Le silence de la page
LE SILENCE DE LA PAGE
L’arbre abattu
le silence a changé
côté ruelle
Les chants des oiseaux se font plus lointains. Signes de printemps, pourtant, de l’autre côté du monde : la jonquille première, la violette en misouk, les colverts de la Mare de Plouy au seuil de leur île-cabane.
Au travers des feuilles
en kit dans l’avocatier
le chat se faufile
L’incertitude des nuages s’ajoute à la nôtre, l’apaise, comme le chant de l’oiseau rend le silence de la page moins pesant. Nous avons dilué notre angoisse — Covid encore — dans un lac de sérénité. Au sein de l’eau tranquille, il fait long feu, notre remous d’inquiétude.

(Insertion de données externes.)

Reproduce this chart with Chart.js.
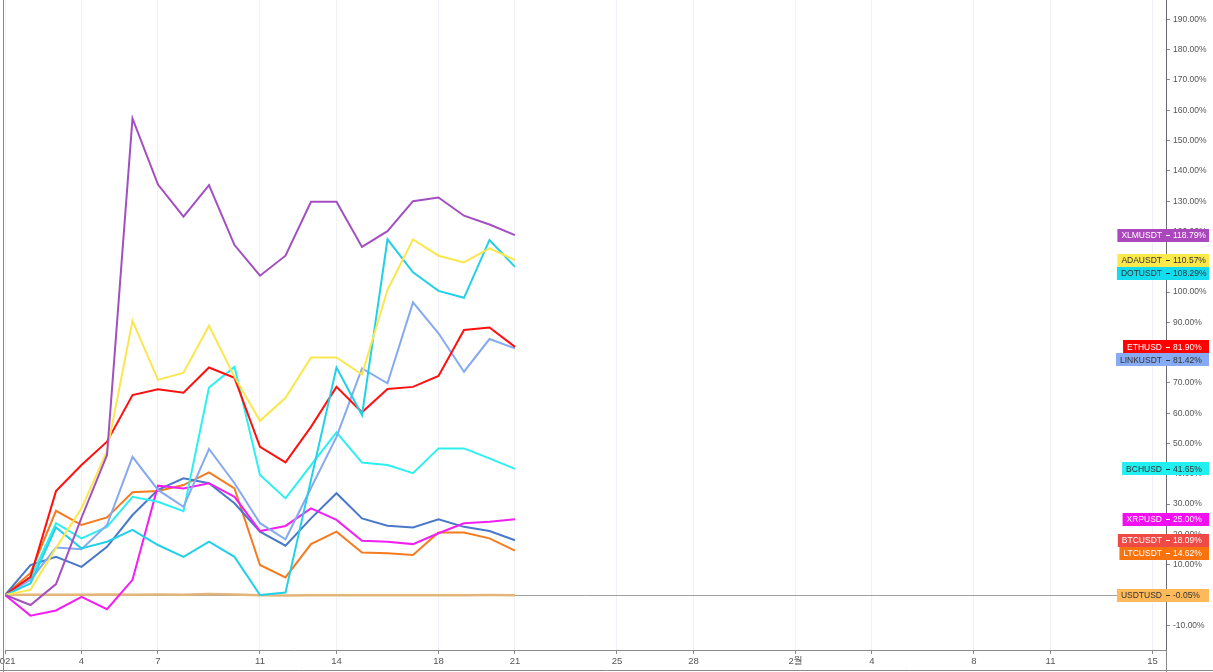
<!DOCTYPE html>
<html>
<head>
<meta charset="utf-8">
<script src="https://cdn.jsdelivr.net/npm/chart.js"></script>
<style>
  html, body { margin: 0; padding: 0; background: #fff; }
  #wrap { width: 1213px; height: 672px; }
</style>
</head>
<body>
<div id="wrap"><canvas id="chart" width="1213" height="672"></canvas></div>
<script>
// days since 1 Jan 2021
const days = [0, 1, 2, 3, 4, 5, 6, 7, 8, 9, 10, 11, 12, 13, 14, 15, 16, 17, 18, 19, 20];
const xTickDays = [0, 3, 6, 10, 13, 17, 20, 24, 27, 31, 34, 38, 41, 45];
const xTickLabels = ['2021', '4', '7', '11', '14', '18', '21', '25', '28', '2월', '4', '8', '11', '15'];
const yTicks = [-10, 0, 10, 20, 30, 40, 50, 60, 70, 80, 90, 100, 110, 120, 130, 140, 150, 160, 170, 180, 190];

// % change vs. first day
const xlm  = [0, -3.3, 3.6, 25.5, 46.2, 157.3, 135.5, 124.9, 135.3, 115.5, 105.4, 112, 129.8, 129.8, 114.9, 120.1, 130, 131.2, 125.2, 122.3, 118.79];
const ada  = [0, 1.7, 15.5, 28.6, 47.5, 90.5, 71, 73.4, 88.9, 72, 57.5, 65.1, 78.4, 78.4, 72.8, 100.7, 117.4, 112, 109.8, 114.4, 110.57];
const dot  = [0, 3.8, 22.3, 15.4, 17.6, 21.5, 16.5, 12.6, 17.6, 12.6, 0, 0.8, 38, 75.1, 59.4, 117.4, 106.5, 100.4, 98.1, 117.2, 108.29];
const eth  = [0, 6, 34.3, 42.9, 50.6, 66, 67.9, 66.8, 75.1, 71.7, 48.9, 43.8, 55.5, 68.7, 60.3, 68, 68.7, 72.3, 87.5, 88.3, 81.9];
const link = [0, 5, 15.7, 15.1, 23.1, 45.6, 34.7, 29.1, 48.2, 36.9, 23.7, 18.4, 35.3, 52.2, 74.8, 69.9, 96.6, 86.4, 73.7, 84.5, 81.42];
const bch  = [0, 5.5, 23.7, 18.7, 22.5, 32.4, 30.8, 27.7, 68.5, 75.3, 39.6, 31.9, 42.9, 53.7, 43.7, 42.9, 40.2, 48.4, 48.4, 45.1, 41.65];
const xrp  = [0, -6.8, -5.1, -0.6, -4.7, 5, 36.1, 35.2, 36.9, 32.4, 21.1, 22.8, 28.6, 24.8, 17.9, 17.6, 16.8, 20.4, 23.7, 24.2, 25.0];
const btc  = [0, 9.9, 12.6, 9.3, 15.9, 26.4, 34.7, 38.5, 36.9, 30.3, 20.9, 16.3, 25.3, 33.6, 25.3, 22.9, 22.3, 25, 22.5, 21.1, 18.09];
const ltc  = [0, 7.3, 27.8, 23.1, 25.6, 33.9, 34.3, 36.3, 40.5, 35.2, 9.9, 5.8, 16.8, 20.9, 14, 13.8, 13.2, 20.6, 20.6, 18.7, 14.62];
const usdt = [0, 0.1, 0.05, 0.1, 0.2, 0.1, 0.15, 0.1, 0.3, 0.2, -0.1, -0.15, -0.1, -0.1, -0.05, -0.1, -0.05, -0.1, -0.05, 0, -0.05];

const series = [
  { name: 'XLMUSDT',  data: xlm,  line: '#a24fc0', bg: '#ab47bc', fg: '#fff' },
  { name: 'ADAUSDT',  data: ada,  line: '#fbe74d', bg: '#fbe84a', fg: '#333' },
  { name: 'DOTUSDT',  data: dot,  line: '#22d0e8', bg: '#14dcef', fg: '#333' },
  { name: 'ETHUSD',   data: eth,  line: '#ff1010', bg: '#ff0000', fg: '#fff' },
  { name: 'LINKUSDT', data: link, line: '#85aaf0', bg: '#86abf2', fg: '#333' },
  { name: 'BCHUSD',   data: bch,  line: '#2cf0f0', bg: '#22f0f0', fg: '#333' },
  { name: 'XRPUSD',   data: xrp,  line: '#f21ff2', bg: '#f010f0', fg: '#fff' },
  { name: 'BTCUSDT',  data: btc,  line: '#4a78c8', bg: '#ef4a45', fg: '#fff' },
  { name: 'LTCUSDT',  data: ltc,  line: '#f47b20', bg: '#f8720e', fg: '#fff' },
  { name: 'USDTUSD',  data: usdt, line: '#e3b57a', bg: '#fdb95a', fg: '#333' }
];

const FONT = '"Liberation Sans", "Noto Sans CJK KR", sans-serif';

// frame lines, zero line and last-value badges on the price scale
const frame = {
  id: 'frame',
  beforeDatasetsDraw(chart) {
    const { ctx, chartArea: a, scales: { x, y } } = chart;
    const y0 = Math.round(y.getPixelForValue(0)) + 0.5;
    ctx.save();
    ctx.strokeStyle = '#a0a0a0';
    ctx.lineWidth = 1;
    ctx.beginPath();
    ctx.moveTo(x.getPixelForValue(days[0]), y0);
    ctx.lineTo(a.right, y0);
    ctx.stroke();
    ctx.restore();
  },
  afterDraw(chart) {
    const { ctx, chartArea: a, scales: { y } } = chart;
    const W = chart.width, H = chart.height;
    ctx.save();
    ctx.strokeStyle = '#8a8a8a';
    ctx.lineWidth = 1;
    ctx.beginPath();
    ctx.moveTo(3.5, 0); ctx.lineTo(3.5, H);
    ctx.moveTo(0, H - 1.5); ctx.lineTo(W, H - 1.5);
    ctx.moveTo(Math.round(a.right) + 0.5, a.bottom); ctx.lineTo(Math.round(a.right) + 0.5, H);
    ctx.stroke();

    const items = series.map(s => ({ ...s, last: s.data[s.data.length - 1] }))
      .sort((p, q) => q.last - p.last);
    const h = 13;
    let prev = -Infinity;
    ctx.font = '8.5px ' + FONT;
    ctx.textBaseline = 'middle';
    const ax = Math.round(a.right);
    items.forEach(it => {
      let cy = y.getPixelForValue(it.last);
      if (cy < prev + h) cy = prev + h;
      prev = cy;
      const nameW = ctx.measureText(it.name).width;
      const left = ax - 4 - nameW - 4;
      const right = ax + 43;
      ctx.fillStyle = it.bg;
      ctx.fillRect(left, Math.round(cy - h / 2), right - left, h);
      ctx.fillStyle = it.fg;
      ctx.textAlign = 'right';
      ctx.fillText(it.name, ax - 4, cy + 0.5);
      ctx.textAlign = 'left';
      ctx.fillText(it.last.toFixed(2) + '%', ax + 7, cy + 0.5);
      ctx.strokeStyle = it.fg;
      ctx.beginPath();
      ctx.moveTo(ax, Math.round(cy) + 0.5);
      ctx.lineTo(ax + 4, Math.round(cy) + 0.5);
      ctx.stroke();
    });
    ctx.restore();
  }
};

new Chart(document.getElementById('chart'), {
  type: 'line',
  data: {
    datasets: series.map(s => ({
      label: s.name,
      data: s.data.map((v, i) => ({ x: days[i], y: v })),
      borderColor: s.line,
      borderWidth: s.name === 'USDTUSD' ? 2.5 : 2,
      pointRadius: 0,
      tension: 0,
      fill: false
    }))
  },
  options: {
    responsive: false,
    animation: false,
    devicePixelRatio: 1,
    layout: { padding: { left: 5, right: 0, top: 0, bottom: 0 } },
    plugins: { legend: { display: false }, tooltip: { enabled: false } },
    scales: {
      x: {
        type: 'linear',
        min: 0,
        max: 45.53,
        afterBuildTicks: s => { s.ticks = xTickDays.map(v => ({ value: v })); },
        afterFit: s => { s.height = 22; s.paddingLeft = 0; s.paddingRight = 0; },
        ticks: {
          autoSkip: false,
          maxRotation: 0,
          padding: 2,
          color: '#555',
          font: { family: FONT, size: 9.5 },
          callback: v => xTickLabels[xTickDays.indexOf(v)]
        },
        grid: { color: '#eef1f6', tickColor: '#8a8a8a', tickLength: 4 },
        border: { color: '#8a8a8a' }
      },
      y: {
        position: 'right',
        min: -18.15,
        max: 196.4,
        afterBuildTicks: s => { s.ticks = yTicks.map(v => ({ value: v })); },
        afterFit: s => { s.width = 47; s.paddingTop = 0; s.paddingBottom = 0; },
        ticks: {
          padding: 3,
          color: '#555',
          font: { family: FONT, size: 8.5 },
          callback: v => v.toFixed(2) + '%'
        },
        grid: { drawOnChartArea: false, tickColor: '#8a8a8a', tickLength: 4 },
        border: { color: '#6a6a6a' }
      }
    }
  },
  plugins: [frame]
});
</script>
</body>
</html>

Parfois aussi, au crépuscule, le feuillage sombre de l’arbre à pain se transforme en vitrail, retenant les photons émis par la lune ou par un réverbère.
Il y a tant de façons de contourner les obstacles. Passer par-dessus — qu’il est facile de jouer à passe-nues, passe-brume ou de s’y engouffrer —, se laisser ballotter au vent, à l’eau qui bouillonne autour d’un rocher, même s’il s’agit d’un bèlbèl kap…
Ou alors, changer de guide, changer d’étoile, choisir un horizon plus vaste, une bulle intimiste de souvenirs qui s’irisent. Prendre la tangente d’une lune trop parfaitement ronde, aller vers l’extérieur, vers l’ailleurs.
Jardin public
bancs en enfilade sous la neige
sans un pas autour
découvrir matin que vivent
autres saisons autres lieux
Écrire un tanka qui ne me concerne que par la symbolique de l’image.
Voyager. Ouvrir un livre. J’en ai toute une pile de ceux qui attendent l’heure de la rencontre… ou de la fuite lorsque notre imaginaire-soleil se rend compte qu’il a pris rendez-vous avec la lune.